For suede done well, Bottega Veneta Eau de Parfum remains one of the clearest examples of how elegant leather can be without going airy and anonymous. If you want saddle, though, do not start there.
My recommendation is blunt: anyone shopping leather perfumes for women for the first time should test one suede-leaning scent and one stricter leather on the same day. Without that side-by-side, marketing language wins too easily.
Should beginners avoid blind-buying leather perfumes for women?
Yes. More than with citrus, vanilla, or clean musk.
Leather perfumes for women sit in a category where texture matters as much as notes, and texture is exactly what online descriptions flatten. A 2 ml sample or one department-store visit is cheaper than getting stuck with a 75 ml bottle that smells like violet suede when you wanted smoke, or smells like smoke when you wanted polish.
The limitation is obvious. Sampling takes time, and not every town has access to niche counters.
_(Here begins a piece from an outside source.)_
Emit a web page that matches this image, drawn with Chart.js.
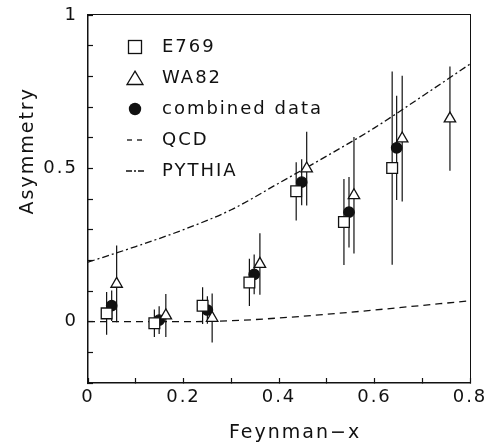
<!DOCTYPE html>
<html>
<head>
<meta charset="utf-8">
<script src="https://cdn.jsdelivr.net/npm/chart.js@4/dist/chart.umd.min.js"></script>
<style>
html,body{margin:0;padding:0;background:#fff;}
#wrap{position:relative;width:490px;height:445px;}
#frame{position:absolute;box-sizing:border-box;border-top:1.5px solid #111;border-right:1.5px solid #111;pointer-events:none;}
</style>
</head>
<body>
<div id="wrap"><canvas id="c" width="490" height="445"></canvas><div id="frame"></div></div>
<script>
// ---- data ----
const e769X = [0.039, 0.139, 0.240, 0.338, 0.436, 0.536, 0.637];
const e769Y = [0.027, -0.005, 0.052, 0.128, 0.425, 0.325, 0.501];
const e769E = [0.070, 0.045, 0.060, 0.077, 0.095, 0.140, 0.315];

const wa82X = [0.060, 0.163, 0.260, 0.360, 0.458, 0.557, 0.658, 0.758];
const wa82Y = [0.123, 0.020, 0.012, 0.188, 0.499, 0.412, 0.597, 0.662];
const wa82E = [0.125, 0.070, 0.080, 0.100, 0.120, 0.190, 0.205, 0.170];

const combX = [0.0496, 0.149, 0.250, 0.348, 0.4475, 0.5466, 0.6464];
const combY = [0.052, 0.005, 0.038, 0.154, 0.455, 0.357, 0.567];
const combE = [0.050, 0.045, 0.045, 0.065, 0.075, 0.115, 0.170];

const curveX = [0, 0.1, 0.2, 0.3, 0.4, 0.5, 0.6, 0.7, 0.8];
const qcdY = [0, 0, 0, 0.003, 0.012, 0.024, 0.038, 0.053, 0.068];
const pythiaY = [0.194, 0.245, 0.300, 0.365, 0.452, 0.540, 0.632, 0.735, 0.840];

const xTickLabels = ['0', '0.2', '0.4', '0.6', '0.8'];
const yTickLabels = ['0', '0.5', '1'];
const seriesNames = ['E769', 'WA82', 'combined data', 'QCD', 'PYTHIA'];

// ---- styling ----
const INK = '#111';
const FAMILY = '"DejaVu Sans", sans-serif';

function pts(xs, ys) { return xs.map((x, i) => ({x: x, y: ys[i]})); }
function errs(xs, ys, es) { return xs.map((x, i) => ({x: x, y: [ys[i] - es[i], ys[i] + es[i]]})); }

function makeIcon(w, h, draw) {
  const c = document.createElement('canvas');
  c.width = w; c.height = h;
  const g = c.getContext('2d');
  g.strokeStyle = INK; g.fillStyle = INK; g.lineWidth = 1.3;
  draw(g);
  return c;
}
const legendIcons = {};
legendIcons[seriesNames[0]] = makeIcon(16, 16, g => g.strokeRect(1.5, 1.5, 13, 13));
legendIcons[seriesNames[1]] = makeIcon(18, 16, g => { g.beginPath(); g.moveTo(9, 1.2); g.lineTo(17, 14.5); g.lineTo(1, 14.5); g.closePath(); g.stroke(); });
legendIcons[seriesNames[2]] = makeIcon(14, 14, g => { g.beginPath(); g.arc(7, 7, 6.2, 0, Math.PI * 2); g.fill(); });
legendIcons[seriesNames[3]] = makeIcon(16, 4, g => { g.setLineDash([5, 5]); g.beginPath(); g.moveTo(0, 2); g.lineTo(16, 2); g.stroke(); });
legendIcons[seriesNames[4]] = makeIcon(18, 4, g => { g.setLineDash([6, 2, 2, 2]); g.beginPath(); g.moveTo(0, 2); g.lineTo(18, 2); g.stroke(); });

function matchLabel(v, list) {
  const r = String(Math.round(v * 10) / 10);
  return list.indexOf(r) >= 0 ? r : '';
}

// places the top/right frame overlay on the library's computed chart area
function placeFrame(chart) {
  const a = chart.chartArea;
  const f = document.getElementById('frame');
  if (!a || !f) return;
  f.style.left = (a.left - 0.75) + 'px';
  f.style.top = (a.top - 0.75) + 'px';
  f.style.width = (a.right - a.left + 1.5) + 'px';
  f.style.height = (a.bottom - a.top + 0.75) + 'px';
}

const stylePlugin = {
  id: 'stylePlugin',
  beforeUpdate(chart) { chart.ctx.letterSpacing = '2px'; },
  beforeDraw(chart) { chart.ctx.letterSpacing = '2px'; },
  afterDraw(chart) { placeFrame(chart); }
};
const legendPlace = {
  id: 'legendPlace',
  afterLayout(chart) {
    const l = chart.legend;
    if (!l) return;
    l.left = 104; l.top = 25;
    l.right = l.left + l.width;
    l.bottom = chart.chartArea.bottom;
  }
};

const markerBase = {type: 'scatter', borderColor: INK, borderWidth: 1.3, pointHoverRadius: 0, order: 0};
const barBase = {type: 'bar', backgroundColor: INK, borderWidth: 0, inflateAmount: 0, grouped: false, barThickness: 1.2, maxBarThickness: 1.2, order: 1, label: ''};

const chart = new Chart(document.getElementById('c'), {
  type: 'scatter',
  data: {
    datasets: [
      Object.assign({}, markerBase, {label: seriesNames[0], data: pts(e769X, e769Y), pointStyle: 'rect', pointRadius: 7.6, backgroundColor: '#fff'}),
      Object.assign({}, markerBase, {label: seriesNames[1], data: pts(wa82X, wa82Y), pointStyle: 'triangle', pointRadius: 6.6, backgroundColor: '#fff'}),
      Object.assign({}, markerBase, {label: seriesNames[2], data: pts(combX, combY), pointStyle: 'circle', pointRadius: 5.2, backgroundColor: INK}),
      Object.assign({}, barBase, {data: errs(e769X, e769Y, e769E)}),
      Object.assign({}, barBase, {data: errs(wa82X, wa82Y, wa82E)}),
      Object.assign({}, barBase, {data: errs(combX, combY, combE)}),
      {type: 'line', label: seriesNames[3], data: pts(curveX, qcdY), borderColor: INK, borderWidth: 1.3, borderDash: [7, 5], pointRadius: 0, fill: false, cubicInterpolationMode: 'monotone', order: 2},
      {type: 'line', label: seriesNames[4], data: pts(curveX, pythiaY), borderColor: INK, borderWidth: 1.3, borderDash: [7, 3, 2, 3], pointRadius: 0, fill: false, cubicInterpolationMode: 'monotone', order: 2}
    ]
  },
  options: {
    responsive: false,
    animation: false,
    devicePixelRatio: 1,
    layout: {padding: {left: 0, right: 20, top: 15, bottom: 0}},
    plugins: {
      tooltip: {enabled: false},
      legend: {
        position: 'chartArea',
        align: 'start',
        labels: {
          usePointStyle: true,
          pointStyleWidth: 36,
          padding: 13,
          color: INK,
          font: {family: FAMILY, size: 18},
          filter: item => item.text !== '',
          generateLabels(chart) {
            const items = Chart.defaults.plugins.legend.labels.generateLabels(chart);
            items.forEach(it => { if (legendIcons[it.text]) it.pointStyle = legendIcons[it.text]; });
            return items;
          }
        }
      }
    },
    scales: {
      x: {
        type: 'linear', position: 'bottom', min: 0, max: 0.8, offset: false,
        afterFit(s) { s.height = 62; s.paddingLeft = 0; s.paddingRight = 0; },
        grid: {drawOnChartArea: false, drawTicks: true, tickLength: -5, tickColor: INK, tickWidth: 1.2, offset: false},
        border: {display: true, color: INK, width: 1.5},
        ticks: {stepSize: 0.1, padding: 9, color: INK, font: {family: FAMILY, size: 18}, maxRotation: 0, autoSkip: false,
          callback: v => matchLabel(v, xTickLabels)},
        title: {display: true, text: '    Feynman\u2212x', color: INK, font: {family: FAMILY, size: 19}, padding: {top: 0, bottom: 1}}
      },
      y: {
        type: 'linear', position: 'left', min: -0.2, max: 1, beginAtZero: false,
        afterFit(s) { s.width = 88; s.paddingTop = 0; s.paddingBottom = 0; },
        grid: {drawOnChartArea: false, drawTicks: true, tickLength: -5, tickColor: INK, tickWidth: 1.2},
        border: {display: true, color: INK, width: 1.5},
        ticks: {stepSize: 0.1, padding: 15, color: INK, font: {family: FAMILY, size: 18}, autoSkip: false,
          callback: v => matchLabel(v, yTickLabels)},
        title: {display: true, text: '            Asymmetry', color: INK, font: {family: FAMILY, size: 19}, padding: {top: 17, bottom: 0}}
      }
    }
  },
  plugins: [stylePlugin, legendPlace]
});
placeFrame(chart);
</script>
</body>
</html>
But blind-buying leather is where expensive mistakes pile up fastest, because "leather" covers too much ground.
Are leather perfumes for women supposed to smell feminine?
Usually they are built to smell polished rather than gendered in any fixed way. In commercial perfumery, feminine-leaning leather often means leather rounded by florals, fruit, suede effects, or powder. It does not mean weak. It means edited.
That is why the label can confuse people. The market teaches buyers to read leather as bold and rugged, then hands them softened compositions with rose, osmanthus, or musk. Maybe the better question is not whether the perfume is feminine, but whether the leather is still audible once everything pretty has been added.